Selama itu pula, nahkoda BPKS silih berganti. Begitupun kucuran ratusan miliar setiap tahunya terus mengalir dari pusat melalui Anggaran Pendapatan Belanja Negara (APBN) untuk operasioal Lembaga Nonstruktural tersebut.
Lantas, bagaimana kondisi BPKS setelah 19 tahun berjalan? Anggota DPR Aceh dari Fraksi PA Sulaiman, SE menilai kondisi manajemen BPKS sekarang sangat amburadur sehingga sampai kapapun, BPKS tidak akan pernah berkembang jika tidak dibenahi secara menyeluruh.
Salah satu penyebabnya adalah soal leadership yang memimpin BPKS. Selama ini, orang-orang yang memimpin BPKS menurutnya tidak punya kapasitas,kualitas hingga kapabilitas ditambah tidak memiliki rencana kerja yang jelas atau road map tentang bagaimana mengembangkan BPKS kedepan.
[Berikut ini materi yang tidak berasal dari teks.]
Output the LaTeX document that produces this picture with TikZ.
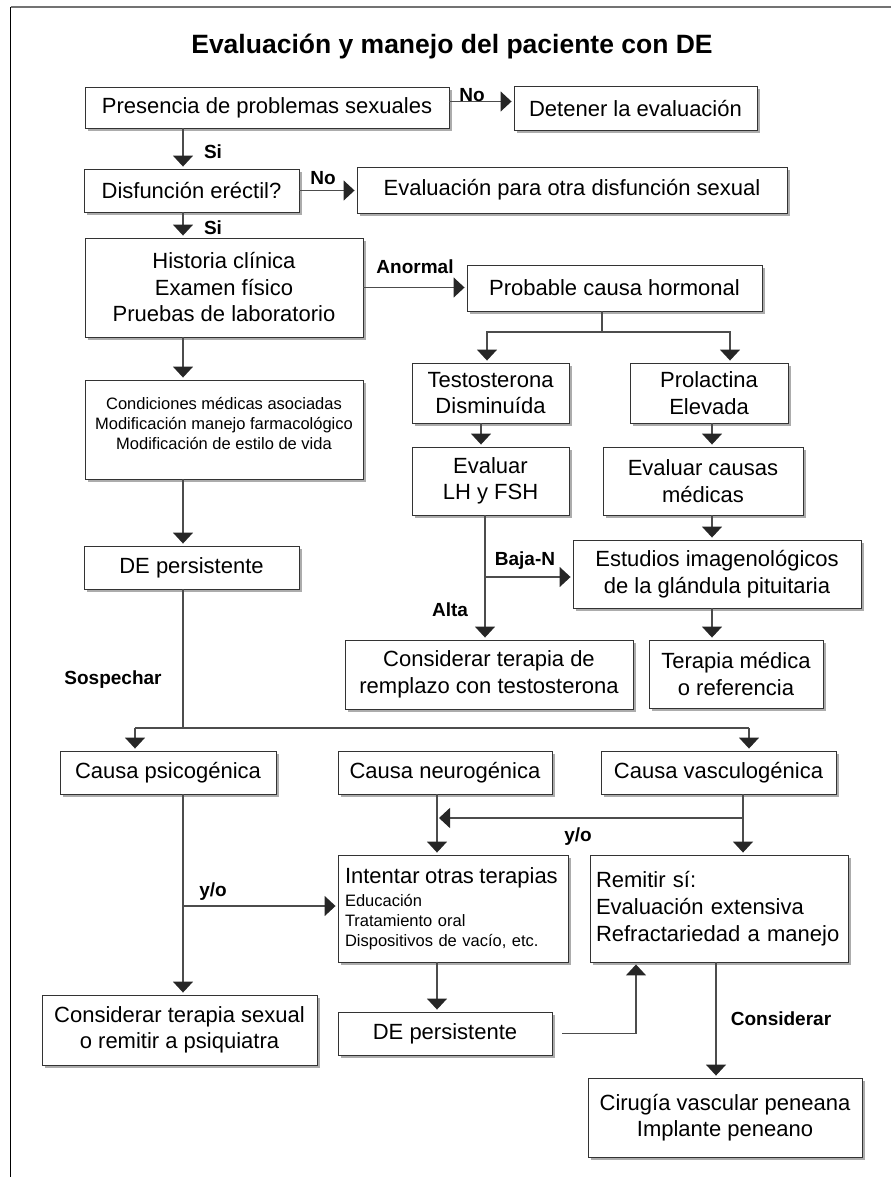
\documentclass[tikz,border=0pt]{standalone}
\usepackage{fontspec}
\setmainfont{Liberation Sans}
\usetikzlibrary{arrows.meta,shadows}

\tikzset{
  box/.style={draw=black!80, fill=white, line width=0.9pt, align=center, inner sep=0pt,
    font=\fontsize{22}{26.5}\selectfont,
    drop shadow={shadow xshift=3pt, shadow yshift=-3pt, fill=black!65, opacity=0.5}},
  sz/.style 2 args={minimum width=#1pt, minimum height=#2pt},
  lbl/.style={font=\bfseries\fontsize{19}{22}\selectfont, inner sep=0pt},
  ln/.style={draw=black!70, line width=1.5pt},
  arr/.style={ln, shorten >=2pt, -{Triangle[width=20pt,length=11pt,color=black!85]}},
}

\begin{document}
\begin{tikzpicture}[x=1pt,y=-1pt]
\useasboundingbox (0,0) rectangle (891,1177);
\draw[black!55, line width=2pt] (10.5,7) -- (891,7);
\draw[black, line width=1.5pt] (10.5,7) -- (10.5,1177);

\node[font=\bfseries\fontsize{26.5}{30}\selectfont] (title) at (452,47) {Evaluación y manejo del paciente con DE};

% left column
\node[box, sz={364}{41}] (pres) at (267,107.5) {Presencia de problemas sexuales};
\node[box, sz={243}{44}] (deten) at (635.5,108.5) {Detener la evaluación};
\node[box, sz={215}{43}] (disf) at (191.5,190.5) {Disfunción eréctil?};
\node[box, sz={430}{46}] (otra) at (572,190) {Evaluación para otra disfunción sexual};
\node[box, sz={278}{99}] (hist) at (224,287.5) {Historia clínica\\Examen físico\\Pruebas de laboratorio};
\node[box, sz={278}{99}, font=\fontsize{16.5}{20}\selectfont] (cond) at (224,429.5)
  {Condiciones médicas asociadas\\Modificación manejo farmacológico\\Modificación de estilo de vida\rule[-13pt]{0pt}{13pt}};
\node[box, sz={215}{43}] (dep1) at (191.5,567.5) {DE persistente};

% hormonal branch
\node[box, sz={295}{46}] (horm) at (614.5,288) {Probable causa hormonal};
\node[box, sz={157}{60}] (test) at (490.5,393) {Testosterona\\Disminuída};
\node[box, sz={158}{60}] (prol) at (709,393) {Prolactina\\Elevada};
\node[box, sz={157}{68}] (lhfsh) at (490.5,481) {Evaluar\\LH y FSH};
\node[box, sz={200}{68}] (evcm) at (703,481) {Evaluar causas\\médicas};
\node[box, sz={288}{68}] (estu) at (717,574) {Estudios imagenológicos\\de la glándula pituitaria};
\node[box, sz={288}{69}] (trt) at (489,674.5) {Considerar terapia de\\remplazo con testosterona};
\node[box, sz={174}{68}] (term) at (736,674) {Terapia médica\\o referencia};

% causes
\node[box, sz={216}{43}] (psic) at (168,772.5) {Causa psicogénica};
\node[box, sz={214}{43}] (neur) at (445,772.5) {Causa neurogénica};
\node[box, sz={235}{43}] (vasc) at (718.5,772.5) {Causa vasculogénica};
\node[box, sz={230}{107}, inner xsep=7pt, text width=216pt, align=left, font=\fontsize{16.5}{20}\selectfont] (inte) at (453,908.5)
  {{\fontsize{22}{26}\selectfont Intentar otras terapias}\\[3pt]Educación\\Tratamiento oral\\Dispositivos de vacío, etc.};
\node[box, sz={258}{107}, inner xsep=6pt, text width=246pt, align=left, font=\fontsize{22}{27}\selectfont] (remi) at (719,908.5)
  {Remitir sí:\\Evaluación extensiva\\Refractariedad a manejo};
\node[box, sz={275}{70}] (csex) at (179.5,1030) {Considerar terapia sexual\\o remitir a psiquiatra};
\node[box, sz={214}{43}] (dep2) at (445,1033.5) {DE persistente};
\node[box, sz={274}{79}] (ciru) at (725,1117.5) {Cirugía vascular peneana\\Implante peneano};

% columns and bends
\coordinate (lc) at (183,0);
\coordinate (pc) at (135,728);
\coordinate (vc) at (749,728);
\coordinate (hb) at (602,332);
\coordinate (ht) at (487,332);
\coordinate (hp) at (730,332);
\coordinate (tx) at (481,0);
\coordinate (px) at (712,0);
\coordinate (lx) at (485,0);
\coordinate (bn) at (485,577);
\coordinate (nx) at (437,0);
\coordinate (vx) at (743,0);
\coordinate (yo) at (743,818);
\coordinate (ly) at (183,906);
\coordinate (rx) at (636,0);
\coordinate (cx) at (716,0);

\draw[arr] ([yshift=6pt]pres.east) -- ([yshift=6pt]pres.east -| deten.west);
\draw[arr] (pres.south -| lc) -- (disf.north -| lc);
\draw[arr] (disf.east) -- (disf.east -| otra.west);
\draw[arr] (disf.south -| lc) -- (hist.north -| lc);
\draw[arr] (hist.east) -- (hist.east -| horm.west);
\draw[arr] (hist.south -| lc) -- (cond.north -| lc);
\draw[arr] (cond.south -| lc) -- (dep1.north -| lc);

\draw[ln] (horm.south -| hb) -- (hb);
\draw[arr] (hb) -| (ht |- test.north);
\draw[arr] (hb) -| (hp |- prol.north);
\draw[arr] (test.south -| tx) -- (lhfsh.north -| tx);
\draw[arr] (prol.south -| px) -- (evcm.north -| px);
\draw[arr] (evcm.south -| px) -- (estu.north -| px);
\draw[arr] (estu.south -| px) -- (term.north -| px);
\draw[arr] (lhfsh.south -| lx) -- (trt.north -| lx);
\draw[arr] (bn) -- (bn -| estu.west);

\draw[ln] (dep1.south -| lc) -- (lc |- pc);
\draw[ln] (pc) -- (vc);
\draw[arr] (pc) -- (pc |- psic.north);
\draw[arr] (vc) -- (vc |- vasc.north);

\draw[arr] (neur.south -| nx) -- (inte.north -| nx);
\draw[arr] (vasc.south -| vx) -- (remi.north -| vx);
\draw[arr] (yo) -- (yo -| nx);
\draw[arr] (psic.south -| lc) -- (csex.north -| lc);
\draw[arr] (ly) -- (ly -| inte.west);
\draw[arr] (inte.south -| nx) -- (dep2.north -| nx);
\draw[arr] ([xshift=10pt]dep2.east) -| (rx |- remi.south);
\draw[arr] (remi.south -| cx) -- (ciru.north -| cx);

% labels
\node[lbl] (no1) at (472,95) {No};
\node[lbl] (si1) at (213,152) {Si};
\node[lbl] (no2) at (323,178) {No};
\node[lbl] (si2) at (213,228) {Si};
\node[lbl] (anor) at (415,267) {Anormal};
\node[lbl] (baja) at (525,561) {Baja-N};
\node[lbl] (alta) at (450,610) {Alta};
\node[lbl] (sosp) at (113,680) {Sospechar};
\node[lbl] (yo1) at (578,837) {y/o};
\node[lbl] (yo2) at (213,892) {y/o};
\node[lbl] (cons) at (781,1019) {Considerar};
\end{tikzpicture}
\end{document}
Belum soal karyawan BPKS, meski mencapai seribuan orang, nayatanya mereka itu tidak memiliki Sumber Daya Manusia (SDM) yang mempuni untuk bekerja di lembaga strategis tersebut. Sehingga, para karyawan hanya hadir saja ke kantor dan berebut SPD untuk menambah pundi-pundi pribadi, sementara tidak fokus bekerja seperti yang diharapkan.
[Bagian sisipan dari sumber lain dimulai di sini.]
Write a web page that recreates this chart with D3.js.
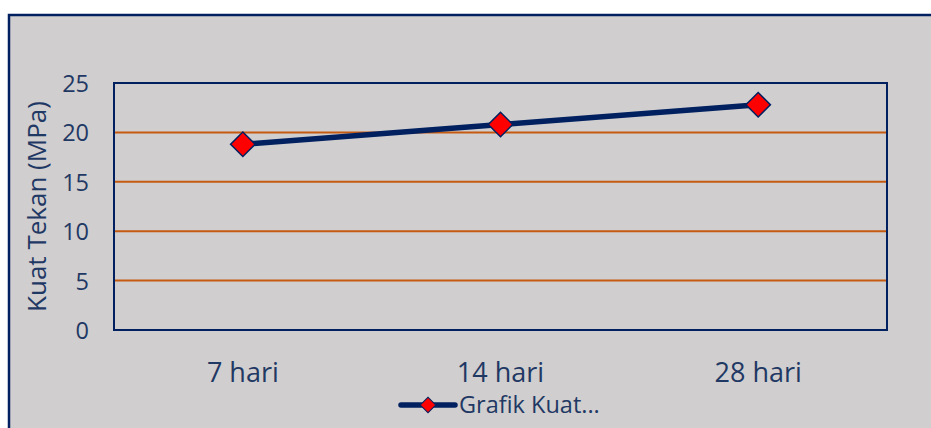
<!DOCTYPE html>
<html><head><meta charset="utf-8">
<script src="https://cdn.jsdelivr.net/npm/d3@7"></script>
<style>
html,body{margin:0;padding:0;background:#fff;}
svg{display:block;}
text{font-family:"Open Sans","Noto Sans",sans-serif;fill:#1f3864;}
</style></head>
<body>
<svg id="c" width="931" height="428"></svg>
<script>
const categories = ["7 hari", "14 hari", "28 hari"];
const values = [18.8, 20.8, 22.8];
const yTicks = [0, 5, 10, 15, 20, 25];
const seriesName = "Grafik Kuat...";
const yTitle = "Kuat Tekan (MPa)";

const svg = d3.select("#c");
const navy = "#002060";
const grid = "#c55a11";
const bg = "#d0cece";

// outer chart area
svg.append("rect").attr("x", 9).attr("y", 15).attr("width", 940).attr("height", 440)
  .attr("fill", bg).attr("stroke", navy).attr("stroke-width", 2.5);

const m = {l: 114, t: 83, r: 887, b: 330};
const x = d3.scaleBand().domain(categories).range([m.l, m.r]);
const y = d3.scaleLinear().domain([0, 25]).range([m.b, m.t]);

// gridlines
svg.append("g").selectAll("line").data(yTicks.filter(d => d > 0 && d < 25)).join("line")
  .attr("x1", m.l).attr("x2", m.r).attr("y1", d => y(d)).attr("y2", d => y(d))
  .attr("stroke", grid).attr("stroke-width", 2);

// plot border
svg.append("rect").attr("x", m.l).attr("y", m.t).attr("width", m.r - m.l).attr("height", m.b - m.t)
  .attr("fill", "none").attr("stroke", navy).attr("stroke-width", 2);

// y axis
const yAxis = d3.axisLeft(y).tickValues(yTicks).tickSize(0).tickPadding(25);
const gy = svg.append("g").attr("transform", `translate(${m.l},0)`).call(yAxis);
gy.select(".domain").remove();
gy.selectAll("text").style("font-size", "23.5px").style("font-family", "'Open Sans'")
  .attr("fill", "#1f3864").attr("dy", "0.36em");

// x axis
const xAxis = d3.axisBottom(x).tickSize(0);
const gx = svg.append("g").attr("transform", `translate(0,${m.b})`).call(xAxis);
gx.select(".domain").remove();
gx.selectAll("text").style("font-size", "27px").style("font-family", "'Open Sans'")
  .attr("fill", "#1f3864").attr("y", 52).attr("dy", 0);

// y title
svg.append("text").attr("transform", `translate(46,${(m.t + m.b) / 2 - 0}) rotate(-90)`)
  .attr("text-anchor", "middle").style("font-size", "26px").text(yTitle);

// line
const line = d3.line().x((d, i) => x(categories[i]) + x.bandwidth() / 2).y(d => y(d));
svg.append("path").datum(values).attr("d", line).attr("fill", "none")
  .attr("stroke", navy).attr("stroke-width", 5.5).attr("stroke-linejoin", "round");

const diamond = d3.symbol().type(d3.symbolSquare).size(300);
svg.append("g").selectAll("path").data(values).join("path")
  .attr("d", diamond)
  .attr("transform", (d, i) => `translate(${x(categories[i]) + x.bandwidth() / 2},${y(d)}) rotate(45)`)
  .attr("fill", "#ff0000").attr("stroke", navy).attr("stroke-width", 1.5);

// legend
const ly = 405;
svg.append("line").attr("x1", 401).attr("x2", 455).attr("y1", ly).attr("y2", ly)
  .attr("stroke", navy).attr("stroke-width", 5.5).attr("stroke-linecap", "round");
svg.append("path").attr("d", d3.symbol().type(d3.symbolSquare).size(120))
  .attr("transform", `translate(428,${ly}) rotate(45)`)
  .attr("fill", "#ff0000").attr("stroke", navy).attr("stroke-width", 1);
svg.append("text").attr("x", 459).attr("y", ly).attr("dy", "0.35em")
  .style("font-size", "23.5px").text(seriesName);
</script>
</body></html>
Sebut saja soal inisiatif dalam membuat turunan undang-undang yang telah disahkan pemerintah untuk Kementrian terkait. Ini perlu dilakukan agar memiliki aturan jelas dalam melaksanakan berbagai aktivitas Pelabuhan bebas. Namun, itu tidak dilakukan dan hanya menunggu saja. Apalagi, dengan ke khususan Aceh melalui UUPA yang dimiliki, Aceh bisa memiliki aturan tersendiri dalam mengelola hubungannya dengan luar negeri.
“Sebenarnya ada blue print (cetak biru) pengembangan BPKS yang telah disusun sedemikian rupa, tinggal dijalankan saja, tapi sayangnya pimpinan BPKS tidak paham sehingga yang duduk disitu tidak tahu kerjanya apa, terkesanlah seperti makan gaji buta saja,”
Pernyataan tegas tersebut disampaikan Sulaiman usai mendengar keluhan dan saran masyarakat dalam Rapat Dengar Pendapat Umum (RDPU) Rancangan Qanun Aceh tentang Tata Niaga Komoditas Aceh, di Hotel Nagoya Inn Sabang, Rabu (10/8/2022).
Dikatakan Sulaiman, banyak harapan yang disampaikan masyarakat pada dirinya terhadap bobroknya pengelolaan BPKS selama ini. Mulai dari tidak harmonisnya sesama karyawan hingga perekrutan Kepala dan Para Deputi yang sangat politis.
Kenapa politis? menurut Sulaiman Kepala dan Para Deputi BPKS itu direkrut dan harus mendapat persetujuan dari Gubernur Aceh selaku Ketua Dewan Kawasan Sabang (DKS) dan Walikota Sabang bersama Bupati Aceh Besar selaku anggota.
“Masyarakat melihat ini sangat politis sehingga terjadi komplik kepentingan disana. Makanya, kita mengharapkan pemilihan Ketua dan Deputi BPKS kedepan harus dilakukan oleh lembaga independen yang bebas interpensi manapun, dan diharapkan akan lahir manajemen BPKS yang berkualitas,” harap Sulaiman yang juga Ketua Mahkamah Kehormatan DPR Aceh itu.
Dalam kesempatan itu, Sulaiman juga mengharapkan Pj Gubernur Aceh selaku Ketua DKS agar melakukan evaluasi secara menyuruh terhadap manajemen BPKS saat ini. Jika hasil evaluasi tidak seperti apa yang diharapkan maka sudah seharusnya, Ketua dan Anggota DKS mengganti seluruh manajemen dengan wajah-wajah baru.
“Masih banyak putra-putri Aceh yang memiliki SDM yang bagus untuk mengembangkan BPKS ke arah yang lebih baik. Apalagi, saya melihat Pj Gubernur Aceh berusaha keras dalam memajukan Aceh dan Beliau sangat welcome dengan saran-saran masyarakat Aceh, semoga ditangan Pj Gubernur, Aceh akan semakin baik dan kami di DPR Aceh mendukung penuh terhadap program strategis Pemerintah Aceh dibawah pimpinan Pak Pj Gubernur,” harap Politisi muda dari Partai Aceh itu.